SHORT EXERCISE: Copy nothing but the text: reproduce each line of the listing exactly and leave the pictures out.

--- begin ---

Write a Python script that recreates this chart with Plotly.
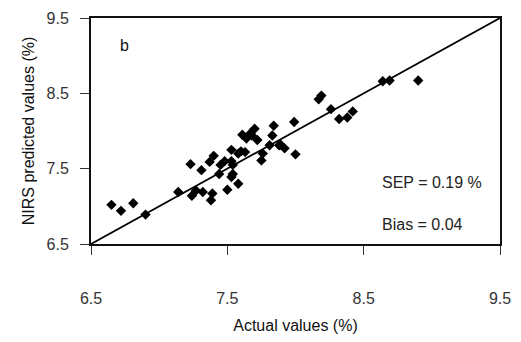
import plotly.graph_objects as go

actual = [6.65, 6.72, 6.81, 6.90, 7.14, 7.23, 7.24, 7.27, 7.31, 7.32,
          7.37, 7.40, 7.39, 7.38, 7.44, 7.45, 7.48, 7.50, 7.53, 7.53,
          7.54, 7.54, 7.53, 7.58, 7.58, 7.61, 7.63, 7.64, 7.68, 7.72,
          7.75, 7.76, 7.81, 7.83, 7.88, 7.92, 8.00, 7.70, 7.67, 7.84,
          7.99, 8.17, 8.19, 8.26, 8.32, 8.38, 8.42, 8.64, 8.69, 8.90,
          7.89, 7.60]
predicted = [7.02, 6.94, 7.04, 6.89, 7.19, 7.56, 7.14, 7.21, 7.48, 7.19,
             7.59, 7.67, 7.17, 7.08, 7.43, 7.55, 7.60, 7.22, 7.75, 7.60,
             7.55, 7.43, 7.39, 7.30, 7.70, 7.95, 7.72, 7.90, 7.94, 7.88,
             7.61, 7.70, 7.81, 7.94, 7.81, 7.77, 7.69, 8.03, 7.97, 8.07,
             8.12, 8.42, 8.47, 8.29, 8.16, 8.18, 8.26, 8.66, 8.67, 8.67,
             7.82, 7.73]
line_x = [6.5, 9.5]
line_y = [6.5, 9.5]
ticks = [6.5, 7.5, 8.5, 9.5]
tick_labels = ["6.5", "7.5", "8.5", "9.5"]

font = "Liberation Sans, Arial, sans-serif"

fig = go.Figure()
fig.add_trace(go.Scatter(x=line_x, y=line_y, mode="lines",
                         line=dict(color="black", width=1.8), showlegend=False))
fig.add_trace(go.Scatter(x=actual, y=predicted, mode="markers",
                         marker=dict(symbol="diamond", size=8, color="black"),
                         showlegend=False))

fig.update_layout(
    width=521, height=342,
    margin=dict(l=91, r=19, t=10, b=91),
    paper_bgcolor="white", plot_bgcolor="white",
    font=dict(family=font, size=16, color="#333"),
    xaxis=dict(range=[6.5, 9.5], tickvals=ticks, ticktext=tick_labels,
               showgrid=False, zeroline=False, showline=True, linecolor="#111",
               linewidth=2, mirror=True, ticks="outside", ticklen=9, tickwidth=1,
               tickcolor="#333", ticklabelstandoff=30, ticklabeloverflow="allow",
               title=dict(text="Actual values (%)", standoff=14,
                          font=dict(size=16, color="#111"))),
    yaxis=dict(range=[6.5, 9.5], tickvals=ticks, ticktext=tick_labels,
               showgrid=False, zeroline=False, showline=True, linecolor="#111",
               linewidth=2, mirror=True, ticks="outside", ticklen=9, tickwidth=1,
               tickcolor="#333", ticklabelstandoff=8, ticklabeloverflow="allow",
               title=dict(text="NIRS predicted values (%)", standoff=8,
                          font=dict(size=16, color="#111"))),
    annotations=[
        dict(text="b", xref="paper", yref="paper", x=0.065, y=0.88,
             showarrow=False, xanchor="left", yanchor="middle",
             font=dict(size=16, color="#111")),
        dict(text="SEP = 0.19 %", xref="paper", yref="paper", x=0.707, y=0.27,
             showarrow=False, xanchor="left", yanchor="middle",
             font=dict(size=16, color="#222")),
        dict(text="Bias = 0.04", xref="paper", yref="paper", x=0.707, y=0.085,
             showarrow=False, xanchor="left", yanchor="middle",
             font=dict(size=16, color="#222")),
    ],
)
fig.write_html("out.html", config={"displayModeBar": False},
               post_script="document.body.style.margin='0';document.body.style.overflow='hidden';")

--- end ---

THE REPLY:
Write a Python script that recreates this chart with Plotly.
import plotly.graph_objects as go

actual = [6.65, 6.72, 6.81, 6.90, 7.14, 7.23, 7.24, 7.27, 7.31, 7.32,
          7.37, 7.40, 7.39, 7.38, 7.44, 7.45, 7.48, 7.50, 7.53, 7.53,
          7.54, 7.54, 7.53, 7.58, 7.58, 7.61, 7.63, 7.64, 7.68, 7.72,
          7.75, 7.76, 7.81, 7.83, 7.88, 7.92, 8.00, 7.70, 7.67, 7.84,
          7.99, 8.17, 8.19, 8.26, 8.32, 8.38, 8.42, 8.64, 8.69, 8.90,
          7.89, 7.60]
predicted = [7.02, 6.94, 7.04, 6.89, 7.19, 7.56, 7.14, 7.21, 7.48, 7.19,
             7.59, 7.67, 7.17, 7.08, 7.43, 7.55, 7.60, 7.22, 7.75, 7.60,
             7.55, 7.43, 7.39, 7.30, 7.70, 7.95, 7.72, 7.90, 7.94, 7.88,
             7.61, 7.70, 7.81, 7.94, 7.81, 7.77, 7.69, 8.03, 7.97, 8.07,
             8.12, 8.42, 8.47, 8.29, 8.16, 8.18, 8.26, 8.66, 8.67, 8.67,
             7.82, 7.73]
line_x = [6.5, 9.5]
line_y = [6.5, 9.5]
ticks = [6.5, 7.5, 8.5, 9.5]
tick_labels = ["6.5", "7.5", "8.5", "9.5"]

font = "Liberation Sans, Arial, sans-serif"

fig = go.Figure()
fig.add_trace(go.Scatter(x=line_x, y=line_y, mode="lines",
                         line=dict(color="black", width=1.8), showlegend=False))
fig.add_trace(go.Scatter(x=actual, y=predicted, mode="markers",
                         marker=dict(symbol="diamond", size=8, color="black"),
                         showlegend=False))

fig.update_layout(
    width=521, height=342,
    margin=dict(l=91, r=19, t=10, b=91),
    paper_bgcolor="white", plot_bgcolor="white",
    font=dict(family=font, size=16, color="#333"),
    xaxis=dict(range=[6.5, 9.5], tickvals=ticks, ticktext=tick_labels,
               showgrid=False, zeroline=False, showline=True, linecolor="#111",
               linewidth=2, mirror=True, ticks="outside", ticklen=9, tickwidth=1,
               tickcolor="#333", ticklabelstandoff=30, ticklabeloverflow="allow",
               title=dict(text="Actual values (%)", standoff=14,
                          font=dict(size=16, color="#111"))),
    yaxis=dict(range=[6.5, 9.5], tickvals=ticks, ticktext=tick_labels,
               showgrid=False, zeroline=False, showline=True, linecolor="#111",
               linewidth=2, mirror=True, ticks="outside", ticklen=9, tickwidth=1,
               tickcolor="#333", ticklabelstandoff=8, ticklabeloverflow="allow",
               title=dict(text="NIRS predicted values (%)", standoff=8,
                          font=dict(size=16, color="#111"))),
    annotations=[
        dict(text="b", xref="paper", yref="paper", x=0.065, y=0.88,
             showarrow=False, xanchor="left", yanchor="middle",
             font=dict(size=16, color="#111")),
        dict(text="SEP = 0.19 %", xref="paper", yref="paper", x=0.707, y=0.27,
             showarrow=False, xanchor="left", yanchor="middle",
             font=dict(size=16, color="#222")),
        dict(text="Bias = 0.04", xref="paper", yref="paper", x=0.707, y=0.085,
             showarrow=False, xanchor="left", yanchor="middle",
             font=dict(size=16, color="#222")),
    ],
)
fig.write_html("out.html", config={"displayModeBar": False},
               post_script="document.body.style.margin='0';document.body.style.overflow='hidden';")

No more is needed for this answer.